Watersports received many great reviews and was the final release, I believe, from Touch and Go before they folded. Mi Ami went on to record for Thrill Jockey with Steal Your Face, their next best full length album effort by about an N-th in my book. It was recorded in a similar manner as Watersports but was tougher, tighter, more condensed. Still essential to pick up if you've read this far. It would be their last blast before the departure of Jacob Long. Also of note, their first single “African Rhythms" was released by Pissed Jeans frontman Matt Korvette on his personal White Denim label. “Cut Men" was released by Thrill Jockey. Not Not Fun released two more Mi Ami albums with Damon and Daniel as an electronic duo, and the results were intriguing but limited. This is mostly due, in my opinion, to their intentional use of primitive and clunky hardware, but they are of interest.
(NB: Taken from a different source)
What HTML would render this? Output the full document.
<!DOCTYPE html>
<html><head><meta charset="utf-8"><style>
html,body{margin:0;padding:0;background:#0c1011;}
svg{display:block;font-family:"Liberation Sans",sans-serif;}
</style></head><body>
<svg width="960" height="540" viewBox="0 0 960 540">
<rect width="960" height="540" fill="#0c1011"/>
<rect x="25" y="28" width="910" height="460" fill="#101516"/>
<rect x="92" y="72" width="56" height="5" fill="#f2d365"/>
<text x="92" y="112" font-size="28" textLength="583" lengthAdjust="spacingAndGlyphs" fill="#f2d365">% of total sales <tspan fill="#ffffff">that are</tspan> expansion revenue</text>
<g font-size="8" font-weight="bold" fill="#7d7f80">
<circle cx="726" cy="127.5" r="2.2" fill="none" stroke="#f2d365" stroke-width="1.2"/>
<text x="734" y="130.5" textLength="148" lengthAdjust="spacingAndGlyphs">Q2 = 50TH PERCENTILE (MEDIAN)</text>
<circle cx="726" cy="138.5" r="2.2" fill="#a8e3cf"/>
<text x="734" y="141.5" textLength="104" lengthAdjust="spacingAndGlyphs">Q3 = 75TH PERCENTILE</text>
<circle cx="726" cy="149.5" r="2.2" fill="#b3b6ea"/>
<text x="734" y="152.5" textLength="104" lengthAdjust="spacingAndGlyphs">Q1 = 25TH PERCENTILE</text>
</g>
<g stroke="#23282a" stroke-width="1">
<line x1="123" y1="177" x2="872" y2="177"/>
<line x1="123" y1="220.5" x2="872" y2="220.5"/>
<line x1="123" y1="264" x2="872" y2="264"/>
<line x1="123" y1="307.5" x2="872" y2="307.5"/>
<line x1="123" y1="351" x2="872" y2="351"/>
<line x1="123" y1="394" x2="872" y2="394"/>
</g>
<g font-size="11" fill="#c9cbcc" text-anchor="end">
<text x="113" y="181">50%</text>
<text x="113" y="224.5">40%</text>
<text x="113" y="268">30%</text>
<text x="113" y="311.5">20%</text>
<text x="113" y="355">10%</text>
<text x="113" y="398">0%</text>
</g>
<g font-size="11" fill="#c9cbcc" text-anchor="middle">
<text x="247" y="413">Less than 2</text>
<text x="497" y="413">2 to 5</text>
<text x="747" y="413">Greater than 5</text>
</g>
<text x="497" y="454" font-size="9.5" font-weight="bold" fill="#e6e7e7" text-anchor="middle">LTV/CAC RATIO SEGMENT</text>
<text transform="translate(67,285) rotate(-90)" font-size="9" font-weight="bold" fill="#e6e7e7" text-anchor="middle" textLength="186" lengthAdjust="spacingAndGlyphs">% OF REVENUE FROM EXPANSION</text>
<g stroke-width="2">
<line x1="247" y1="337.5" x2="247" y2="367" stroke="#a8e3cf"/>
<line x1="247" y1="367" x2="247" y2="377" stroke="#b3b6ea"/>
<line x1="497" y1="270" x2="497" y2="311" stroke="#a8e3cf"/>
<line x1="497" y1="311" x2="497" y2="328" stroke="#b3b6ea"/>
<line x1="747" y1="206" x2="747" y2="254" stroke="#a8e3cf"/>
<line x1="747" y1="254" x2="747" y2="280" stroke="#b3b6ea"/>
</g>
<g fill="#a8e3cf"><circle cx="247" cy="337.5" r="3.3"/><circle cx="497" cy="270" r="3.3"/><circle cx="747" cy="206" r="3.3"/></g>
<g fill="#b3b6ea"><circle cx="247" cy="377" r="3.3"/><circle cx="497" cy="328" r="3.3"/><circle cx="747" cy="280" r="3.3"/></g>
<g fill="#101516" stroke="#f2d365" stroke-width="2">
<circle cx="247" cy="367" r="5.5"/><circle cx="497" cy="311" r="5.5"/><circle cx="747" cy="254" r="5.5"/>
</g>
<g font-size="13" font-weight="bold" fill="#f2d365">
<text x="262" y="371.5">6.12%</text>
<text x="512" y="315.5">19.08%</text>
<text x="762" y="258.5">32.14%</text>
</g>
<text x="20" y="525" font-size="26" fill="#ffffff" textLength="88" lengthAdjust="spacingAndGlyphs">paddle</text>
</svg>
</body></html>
What is of more interest now however are the personal trajectories made by these three. Jacob Long is rarely interviewed, but he has been quietly and prolifically releasing ambient techno as Earthen Sea on Daniel's label Lovers Rock. Damon Palermo has been making enthusiastic house music as Magic Touch for years and has a slot called “Touched By Magic" on NTS radio. Daniel Martin-Mccormick briefly interfaced house, techno and noise as Sex Worker, and continually performs as the always-shifting Ital. He also collaborates frequently with event producer, visual artist and life-mate Aurora Halal, runs Lovers Rock out of NYC, and is a resident DJ at Bossa.

Their forays into dance and experimental crossovers of all kinds continues in all sorts of interesting tangents. When I think of the past decade or so and the nature of musical appropriation, interaction and just plain listening for my generation, I see Mi Ami as one of the best and brightest in exciting underground sounds.